When it comes to this day in Dead history, there is not even a question about which would be our Dead of the Day. It is all 1969 at the Great Highway down by the beach in San Francisco. The show opens with a taffy-rich Cold Rain And Snow, sounding just a little like a ’66 or ’67 version with its poppy goodness. Up next, Midnight Hour starts getting into the funky, psychedelic-twinged blues that the band - and especially Pig - had more or less perfected by late ’69. After that, Bobby and the boys deliver a lovely version of the George Jones and Darrell Evans tune, Season of My Heart. It was the first of just seven times the Dead played the song, but they nailed it right off the bat. The next bunch of songs are all gems in their own right, but it is the last suite that is the real show stopper. But before you get there, make sure you take note of Good Lovin’ and the Dancin’ In The Streets. The latter is resplendent with its vocal harmonies and heavy organ, so different from later versions. And then the first magnificent notes of Dark Star will grab you, as the band slowly takes off on an absolutely epic musical exploration. By around the five-minute mark, the boys are so thoroughly into a tasty, productive stream of consciousness that is just mesmerizing. After the first verse, things get downright spacey, but then head off in another direction altogether, and all of it is pure unadulterated Dead goodness. For those keeping score at home, there is both a Feelin’ Groovy jam and a Tighten Up jam in there.
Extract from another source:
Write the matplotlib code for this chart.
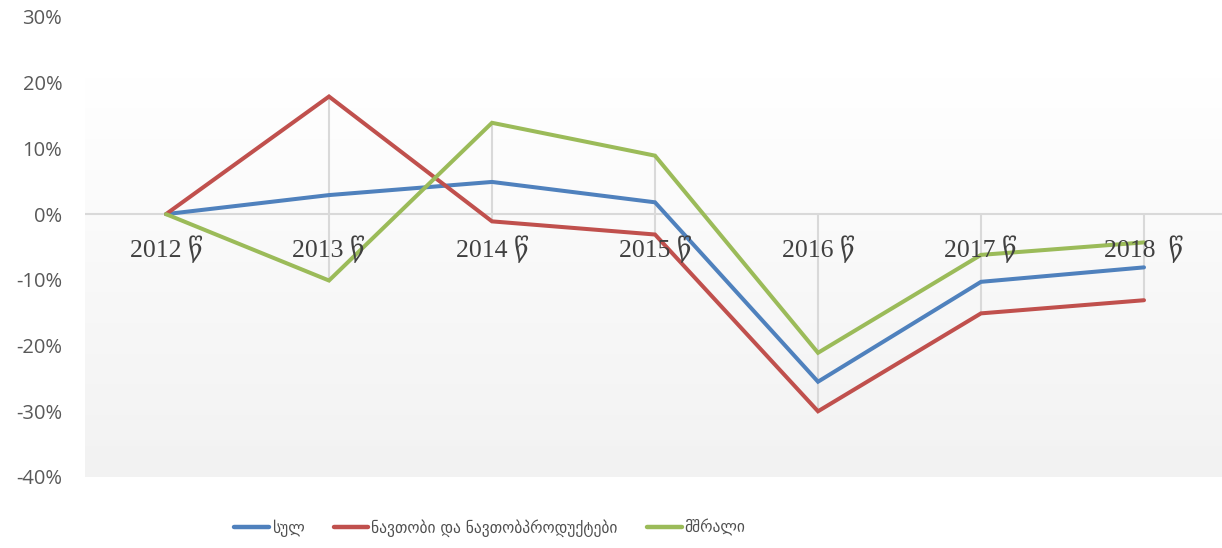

Stephen streams out of Dark Star, rollicking onwards and then settling into a beautiful vocally driven section towards the end, which culminates in Jerry perfectly delivering the William Tell line, precipitating a inimitable transition into a scorching, fantastic rendition of The Eleven. It might not be as tightly wound or have that sing-song joyousness of other takes, but this version is as imaginative and tasty as they come. Eventually, The Eleven drops right into Death Don’t Have No Mercy, which Jerry utterly destroys with both his guitar and his vocals; this is some serious down and out shit.